After Earth: Woulda Shoulda Coulda
by Sandra Olmsted
Somewhere Will Smith, director M. Night Shyamalan, and maybe even Jaden Smith are rethinking a number of choices made during production of After Earth. On paper maybe this sounded like a great film, but some where that got as lost in the woods as Jaden Smith’s character, Kitai Raige, does in film.
The basic premise is that a super successful dad, Will Smith as Cypher Raige, has grown apart from the son, Kitai, who desperately wants to impress dear old dad by following closely in his colossal footsteps. The heart of the film should be the relationship between a father, who is a hardnosed military leader, and a son, who doesn’t feel adequate or loved. Further complicating their relationship is the backstory of Senshi Raige (Zoë Kravitz), the older child, and thankfully and interestingly a daughter, who sacrificed her life to save Kitai several years earlier.

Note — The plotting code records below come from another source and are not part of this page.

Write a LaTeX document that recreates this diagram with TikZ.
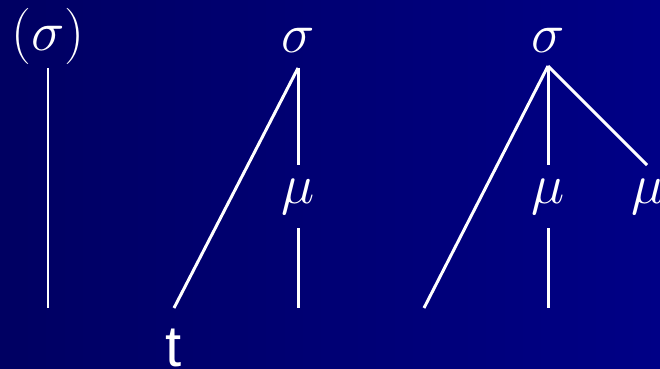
\documentclass[tikz,border=0pt]{standalone}
\usepackage{fix-cm}
\usepackage{fontspec}
\newfontfamily\labelsans{Liberation Sans}
\definecolor{bgleft}{RGB}{0,0,98}
\definecolor{bgright}{RGB}{0,0,134}
\begin{document}
\begin{tikzpicture}[
  lbl/.style={text=white, inner sep=0pt, font=\fontsize{32}{38}\selectfont},
  mu/.style={lbl, minimum height=1.26cm},
  br/.style={draw=white, line width=1.7pt}]
\shade[left color=bgleft, right color=bgright] (0,0) rectangle (13.2,7.36);
\useasboundingbox (0,0) rectangle (13.2,7.36);
\clip (0,0) rectangle (13.2,7.36);

\node[lbl] (s1) at (0.96,6.64) {$(\sigma)$};
\node[lbl] (s2) at (5.96,6.56) {$\sigma$};
\node[lbl] (s3) at (10.96,6.56) {$\sigma$};

\coordinate (a1) at (0.96,6.0);
\coordinate (a2) at (5.96,6.0);
\coordinate (a3) at (10.96,6.04);

\node[mu] (m2) at (5.96,3.43) {$\mu$};
\node[mu] (m3) at (10.96,3.43) {$\mu$};
\node[mu] (m4) at (12.96,3.43) {$\mu$};

\coordinate (b1) at (0.96,1.2);
\coordinate (b2) at (3.48,1.2);
\coordinate (b3) at (5.96,1.2);
\coordinate (b4) at (8.48,1.2);
\coordinate (b5) at (10.96,1.2);
\coordinate (e4) at (12.94,4.06);

\node[lbl, anchor=base, font=\labelsans\fontsize{33}{40}\selectfont] (t) at (3.48,0.04) {t};

\draw[br] (a1) -- (b1);
\draw[br] (a2) -- (b2);
\draw[br] (a2) -- (m2.north);
\draw[br] (m2.south) -- (b3);
\draw[br] (a3) -- (b4);
\draw[br] (a3) -- (m3.north);
\draw[br] (m3.south) -- (b5);
\draw[br] (a3) -- (e4);
\end{tikzpicture}
\end{document}
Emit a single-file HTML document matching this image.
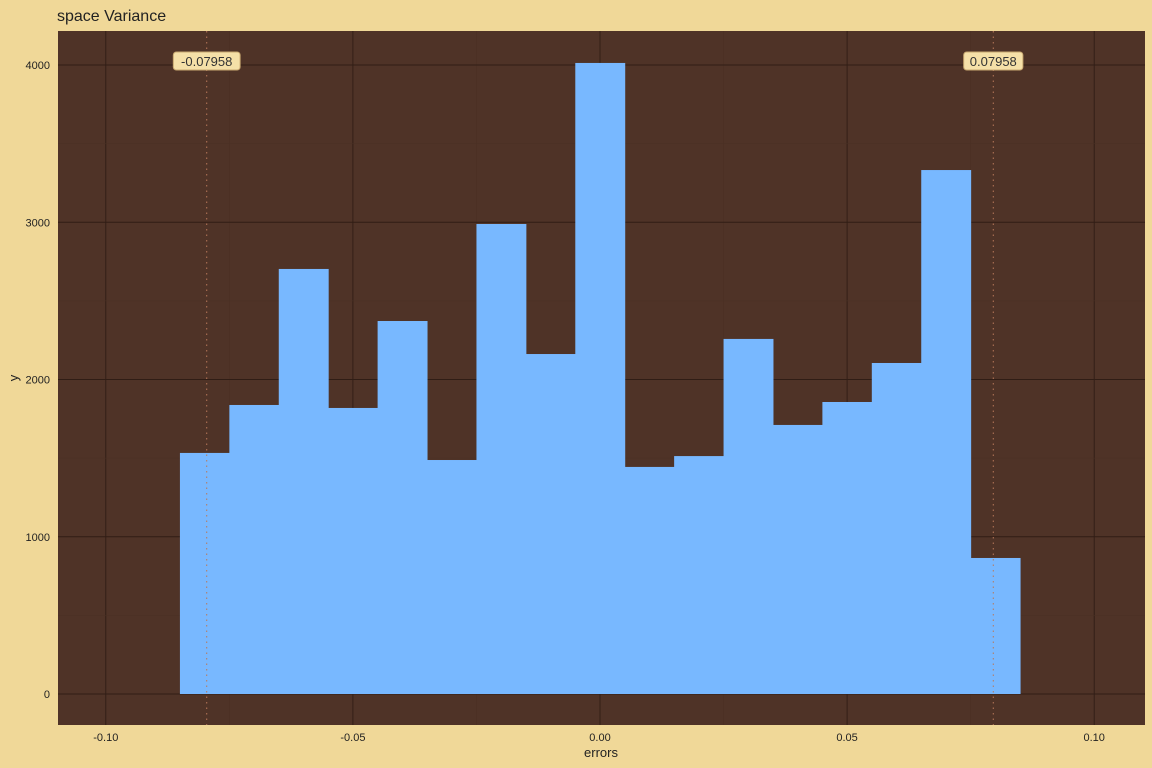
<!DOCTYPE html>
<html><head><meta charset="utf-8"><style>
body{margin:0;background:#f0d898;}
svg{display:block;font-family:"Liberation Sans",sans-serif;}
</style></head><body>
<svg id="c" width="1152" height="768">
<rect width="1152" height="768" fill="#f0d898"/>
<text x="57" y="21" font-size="16" fill="#222">space Variance</text>
<rect x="58" y="31" width="1087" height="694" fill="#4f3327"/>
<g id="grid"></g><g id="bars"></g><g id="vl"></g><g id="axes"></g>
<text x="601" y="757" font-size="13" fill="#222" text-anchor="middle">errors</text>
<text x="18" y="378" font-size="13" fill="#222" text-anchor="middle" transform="rotate(-90 18 378)">y</text>
</svg>
<script>
const binCenters=[-0.08,-0.07,-0.06,-0.05,-0.04,-0.03,-0.02,-0.01,0,0.01,0.02,0.03,0.04,0.05,0.06,0.07,0.08];
const counts=[1533,1838,2703,1819,2372,1488,2989,2162,4013,1444,1513,2258,1711,1857,2105,3332,865];
const binWidth=0.01;
const xTicks=[-0.10,-0.05,0,0.05,0.10];
const xTickLabels=["-0.10","-0.05","0.00","0.05","0.10"];
const yTicks=[0,1000,2000,3000,4000];
const vLines=[-0.07958,0.07958];
const vLabels=["-0.07958","0.07958"];
const NS="http://www.w3.org/2000/svg";
const X=v=>600+v*4942, Y=v=>694-v*0.15725;
function mk(p,t,a){const e=document.createElementNS(NS,t);for(const k in a)e.setAttribute(k,a[k]);document.getElementById(p).appendChild(e);return e;}
xTicks.forEach((t,i)=>{
 const l=mk('grid','line',{x1:X(t),x2:X(t),y1:31,y2:725,stroke:'#301d15','stroke-width':0.9});
 
 
 if(i<xTicks.length-1){const m=mk('grid','line',{x1:X(t+0.025),x2:X(t+0.025),y1:31,y2:725,stroke:'#4a3024','stroke-width':0.6});
 
 }
 const tx=mk('axes','text',{x:X(t),y:741,'font-size':11,fill:'#222','text-anchor':'middle'});tx.textContent=xTickLabels[i];
 
 
});
yTicks.forEach((t,i)=>{
 const l=mk('grid','line',{x1:58,x2:1145,y1:Y(t),y2:Y(t),stroke:'#301d15','stroke-width':0.9});
 
 
 const m=mk('grid','line',{x1:58,x2:1145,y1:Y(t+500),y2:Y(t+500),stroke:'#4a3024','stroke-width':0.6});
 
 
 const tx=mk('axes','text',{x:50,y:Y(t)+4,'font-size':11,fill:'#222','text-anchor':'end'});tx.textContent=String(t);
 
 
});
binCenters.forEach((c,i)=>{
 const r=mk('bars','rect',{x:X(c-binWidth/2),y:Y(counts[i]),width:X(c+binWidth/2)-X(c-binWidth/2)+0.5,height:Y(0)-Y(counts[i]),fill:'#78b8ff'});
 
 
});
vLines.forEach((v,i)=>{
 const l=mk('vl','line',{x1:X(v),x2:X(v),y1:31,y2:725,stroke:'#b8785a','stroke-width':1,'stroke-dasharray':'1.5 4'});
 
 
 const w=vLabels[i].length*7.6+6;
 const b=mk('vl','rect',{x:X(v)-w/2,y:52,width:w,height:18,rx:3,fill:'#f5e0a8',stroke:'#c8a870'});
 
 
 const t=mk('vl','text',{x:X(v),y:66,'font-size':13,fill:'#333','text-anchor':'middle'});t.textContent=vLabels[i];
 
 
});
</script>
</body></html>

During a father-son bonding trip, the spacecraft runs into an asteroid storm, is damaged, and crash lands on earth, which had to be abandoned 1000 years earlier due to pollution and war. With dad injured, the rest of the crew dead, the homing beacon damaged, and the other section of the ship with the other homing beacon 100 miles away, it is up to Kitai to man up and save them both by getting to the other section. If the film should have been about father and son bonding, why didn’t the film utilize the Smiths’ father-son strong bond as well as The Pursuit of Happyness did?
What is explained in the film actually makes no sense with or without the explanation, and frankly, not explaining so much would have let the audience discover the world of the film and would have maintained the suspension of disbelief necessary with futuristic scifi settings. There are little annoyances which aren’t explained, like the quirky accents and the use of “magically” high tech swords-like weapons when clearly some kind of gun would have been much more efficient against the Ursas.
Who bred the Usras to attack man by smell human fear pheromones, and if this race of beings who had this capability where are they and why aren’t they fighting humans themselves? Why did these beings make their bio weapon, the Uras, blind? Then there’s the fact that all of earth’s creatures have “evolved to kill man” when man has been absent for the earth for 1000 years. How could that happen? Why can’t humans breath on earth after only 1000 years of separate evolution? How did earth come to freeze every night, but the plants flourish, and the giant bird freezes to death? Why explain all the wrong ones when the audience and characters should have been discovering these quirks of the future world together as the movie progressed?
Since Jaden has most of the screen time while Will is anchored to half of the damaged spacecraft by severely injured legs, it is up to the young Smith to carry the film. I’ll have to reserve judgment on Jaden’s acting because no actor could carry a film by him or herself with so sloppy a script. He does a good job in some scenes, but the role doesn’t provide much range. Jaden spends all his screen time with a dramatically furrowed brow, worrying about the challenges he faces, when there should have been some moments for wonder at this primordial world.
Will Smith has little screen time, and even doing surgery on himself and trying to stay awake to help Kitai via communicators, doesn’t give the elder Smith much to do. The screenplay is credited to Gary Whitta and M. Night Shyamalan, with Will Smith taking a story credit. Rumor has it that After Earth was originally conceived by Will Smith as a contemporary survival story. Doesn’t that sound interesting? The After Earth producers hoped to cash in on the popularity of The Hunger Games and Life of Pi by mirroring those films’ themes, but doing so, just makes After Earth’s plot and script all the more contrived.
After Earth does have some moments and elements that are interesting, such as the “ghosting” technique that allows humans to block their fear pheromones and not be seen by the Ursa, and there’s Kitai’s dream of his dead sister at just the right moment to save his life.?
After Earth wants to cash in on the popularity of The Hunger Games and Life of Pi, but doing so just makes the film’s plot and script all the more contrived. The movie is a Sony Pictures Entertainment release of a Columbia Pictures presentation of an Overbrook Entertainment/Blinding Edge Pictures production. It is rated PG-13 for sci-fi action violence and some disturbing images and runs 99 minutes. After Earth is in theaters now, but don’t wait to see it, if you are planning to.